If you’re anything like me, you probably spent most of lockdown barefoot, slipping into sandals and trainers when absolutely necessary (the latter only for thrice-weekly Couch to 5K sessions). You’ve no doubt made leaps and bounds in your tolerance for strange footwear. Maybe you moved from viewing Crocs as a crime against style to thinking, ‘Those strawberryprinted ones are kind of cute.’ Maybe you’re reading this wearing a previously unthinkable combination of socks and sandals. All of which will make the prospect of going back to proper shoes pretty daunting.
Trust me, I’ve tried. I spent a good half hour trying on every shoe in my wardrobe. Yes, even the boots. All in the interest of discerning whether it would feel like reacquainting with old friends or like light bondage. It was the latter, and not in a fun way. After squeezing my feet into pointy-toed slingbacks (which theoretically I adore, but haven’t been able to bring myself to wear in over a year), I tiptoed toward the full-length mirror, and saw… Someone who no longer knew how to walk in heels. They looked ridiculous. Not that I dwelt on it, because they also pinched insistently enough that I shucked them off pretty quickly.
Footwear must be the one area in which easing lockdown has an inverse relationship with a feeling of liberation. For our toes.
So as we all start going places beyond our front gardens, what should we wear on our feet? Make the move back into real shoes a gradual one. Consider your choice of footwear by its degree of rigour, and work your way up the scale one step at a time. On the lowest level (Level One) are the flat sandals and trainers our feet have relaxed into.

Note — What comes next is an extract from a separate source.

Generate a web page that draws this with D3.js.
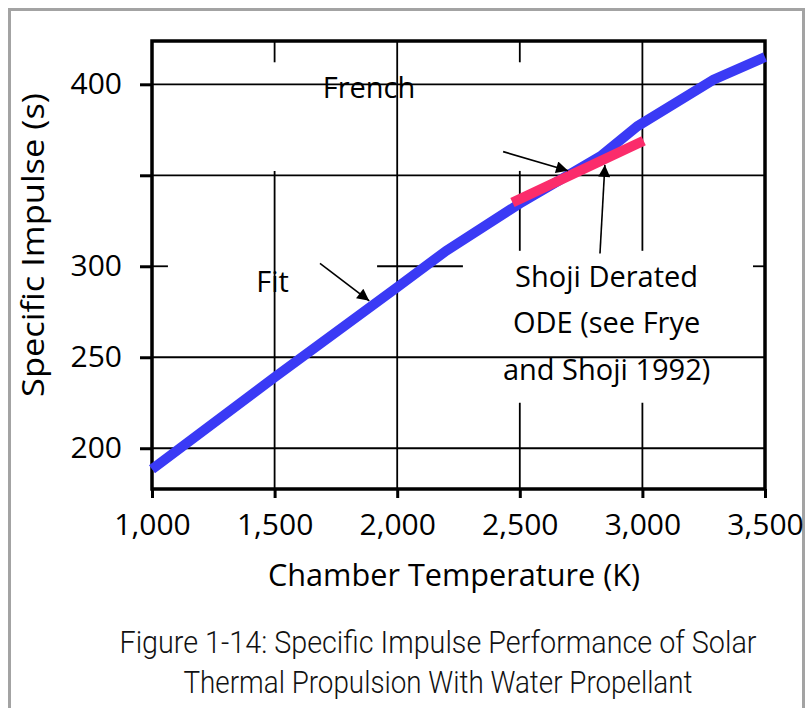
<!DOCTYPE html>
<html>
<head>
<meta charset="utf-8">
<script src="https://cdn.jsdelivr.net/npm/d3@7"></script>
<style>
  body { margin: 0; background: #fff; }
  svg { display: block; }
  .axis text { font-family: 'Open Sans', sans-serif; font-size: 30px; fill: #000; }
  .note { font-family: 'Open Sans', sans-serif; font-size: 29px; fill: #000; }
  .title { font-family: 'Open Sans', sans-serif; font-size: 31px; fill: #000; }
  .caption { font-family: Roboto, sans-serif; font-weight: 300; font-size: 31px; fill: #111; }
</style>
</head>
<body>
<svg id="chart" width="807" height="708"></svg>
<script>
// chamber temperature (K) vs specific impulse (s)
const fitTemps = [1000, 1500, 2000, 2200, 2500, 2830, 2980, 3290, 3500];
const fitIsp = [188.5, 239, 288.5, 308.5, 334.5, 360.5, 377, 402.5, 415];

const shojiTemps = [2470, 3005];
const shojiIsp = [335, 369];

const xTicks = [1000, 1500, 2000, 2500, 3000, 3500];
const yTicks = [200, 250, 300, 350, 400];
const yTickLabels = ['200', '250', '300', '', '400'];

// grid lines are broken where the labels sat in the original
const vGrid = [
  { t: 1500, spans: [[null, 352.4], [412.1, null]] },
  { t: 2000, spans: [[null, null]] },
  { t: 2500, spans: [[null, 225], [308.5, 352.4], [412.1, null]] },
  { t: 3000, spans: [[null, 225], [308.5, null]] }
];
const hGrid = [
  { v: 200, spans: [[null, null]] },
  { v: 250, spans: [[null, null]] },
  { v: 300, spans: [[null, 1065], [1918, 2268], [3451, null]] },
  { v: 350, spans: [[null, null]] },
  { v: 400, spans: [[null, null]] }
];

const labels = [
  { text: 'French', t: 1885, v: 392.3 },
  { text: 'Fit', t: 1492, v: 286 },
  { text: 'Shoji Derated', t: 2854, v: 288.8 },
  { text: 'ODE (see Frye', t: 2854, v: 263.2 },
  { text: 'and Shoji 1992)', t: 2854, v: 237.5 }
];
const arrows = [
  { from: [2432, 363], to: [2697, 352.5] },
  { from: [2827, 307], to: [2847, 355.7] },
  { from: [1685, 301.6], to: [1886, 281] }
];

const captionLines = [
  'Figure 1-14: Specific Impulse Performance of Solar',
  'Thermal Propulsion With Water Propellant'
];

const plotLeft = 152, plotTop = 41, plotRight = 765, plotBottom = 489;
const svg = d3.select('#chart');

const x = d3.scaleLinear().domain([1000, 3500]).range([plotLeft, plotRight]);
const y = d3.scaleLinear().domain([177.6, 423.8]).range([plotBottom, plotTop]);
const [x0, x1] = x.domain();
const [y0, y1] = y.domain();

// outer frame
svg.append('rect')
  .attr('x', 9.5).attr('y', 9.5)
  .attr('width', 794).attr('height', 740)
  .attr('fill', 'none')
  .attr('stroke', '#a3a3a3')
  .attr('stroke-width', 3);

const grid = svg.append('g').attr('stroke', '#000').attr('stroke-width', 1.8);

vGrid.forEach(g => {
  grid.selectAll(null)
    .data(g.spans)
    .join('line')
    .attr('x1', x(g.t)).attr('x2', x(g.t))
    .attr('y1', d => y(d[0] == null ? y0 : d[0]))
    .attr('y2', d => y(d[1] == null ? y1 : d[1]));
});
hGrid.forEach(g => {
  grid.selectAll(null)
    .data(g.spans)
    .join('line')
    .attr('y1', y(g.v)).attr('y2', y(g.v))
    .attr('x1', d => x(d[0] == null ? x0 : d[0]))
    .attr('x2', d => x(d[1] == null ? x1 : d[1]));
});

// axes
const axisY = d3.axisLeft(y)
  .tickValues(yTicks)
  .tickFormat((d, i) => yTickLabels[i])
  .tickSize(12)
  .tickPadding(18);
const gy = svg.append('g').attr('class', 'axis').attr('transform', `translate(${plotLeft},0)`).call(axisY);
gy.select('.domain').remove();
gy.selectAll('.tick line').attr('stroke', '#000').attr('stroke-width', 3);

const axisX = d3.axisBottom(x)
  .tickValues(xTicks)
  .tickFormat(d3.format(','))
  .tickSize(9)
  .tickPadding(16);
const gx = svg.append('g').attr('class', 'axis').attr('transform', `translate(0,${plotBottom})`).call(axisX);
gx.select('.domain').remove();
gx.selectAll('.tick line').attr('stroke', '#000').attr('stroke-width', 3);

// plot frame
svg.append('rect')
  .attr('x', plotLeft).attr('y', plotTop)
  .attr('width', plotRight - plotLeft).attr('height', plotBottom - plotTop)
  .attr('fill', 'none')
  .attr('stroke', '#000')
  .attr('stroke-width', 3.5);

// series
const line = d3.line().x(d => x(d[0])).y(d => y(d[1]));

svg.append('path')
  .datum(d3.zip(fitTemps, fitIsp))
  .attr('d', line)
  .attr('fill', 'none')
  .attr('stroke', '#3a3af5')
  .attr('stroke-width', 10);

svg.append('path')
  .datum(d3.zip(shojiTemps, shojiIsp))
  .attr('d', line)
  .attr('fill', 'none')
  .attr('stroke', '#fb2c6b')
  .attr('stroke-width', 10);

// annotations
svg.append('defs').append('marker')
  .attr('id', 'head')
  .attr('viewBox', '0 0 10 10')
  .attr('refX', 10).attr('refY', 5)
  .attr('markerUnits', 'userSpaceOnUse')
  .attr('markerWidth', 16).attr('markerHeight', 12)
  .attr('orient', 'auto')
  .append('path')
  .attr('d', 'M0,0L10,5L0,10Z')
  .attr('fill', '#000');

svg.selectAll('.arrow')
  .data(arrows)
  .join('line')
  .attr('class', 'arrow')
  .attr('x1', d => x(d.from[0])).attr('y1', d => y(d.from[1]))
  .attr('x2', d => x(d.to[0])).attr('y2', d => y(d.to[1]))
  .attr('stroke', '#000')
  .attr('stroke-width', 1.6)
  .attr('marker-end', 'url(#head)');

svg.selectAll('.note')
  .data(labels)
  .join('text')
  .attr('class', 'note')
  .attr('x', d => x(d.t))
  .attr('y', d => y(d.v))
  .attr('text-anchor', 'middle')
  .text(d => d.text);

// axis titles
svg.append('text')
  .attr('class', 'title')
  .attr('x', 454).attr('y', 586)
  .attr('text-anchor', 'middle')
  .attr('textLength', 372)
  .attr('lengthAdjust', 'spacingAndGlyphs')
  .text('Chamber Temperature (K)');

svg.append('text')
  .attr('class', 'title')
  .attr('transform', 'translate(44,245) rotate(-90)')
  .attr('text-anchor', 'middle')
  .attr('textLength', 304)
  .attr('lengthAdjust', 'spacingAndGlyphs')
  .text('Specific Impulse (s)');

// caption
svg.selectAll('.caption')
  .data(captionLines)
  .join('text')
  .attr('class', 'caption')
  .attr('x', 438)
  .attr('y', (d, i) => 653 + i * 40)
  .attr('text-anchor', 'middle')
  .attr('textLength', (d, i) => (i === 0 ? 637 : 509))
  .attr('lengthAdjust', 'spacingAndGlyphs')
  .text(d => d);
</script>
</body>
</html>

One step up are low block heels – we’re fortunate that it’s summer, the season of open toes (but sadly not salon pedicures – yet). Then, on Shoe Level Three, if you will, are the closed-toed mules or kitten-heeled shoes of the sort you’d have thought nothing of wearing to work before All This. Above that is anything pointy (shudder), and above that, anything embellished enough to be a centrepiece of a look, or with a threeinch-plus heel.
But do we really want to make it back to Shoe Level Five? Some people insist that they’re excited to get back into sparkly party heels. I can see this, but maybe not until winter. And then, only if I have the promise of comfy slippers waiting at home. Shoe Level Zero: now you’re talking.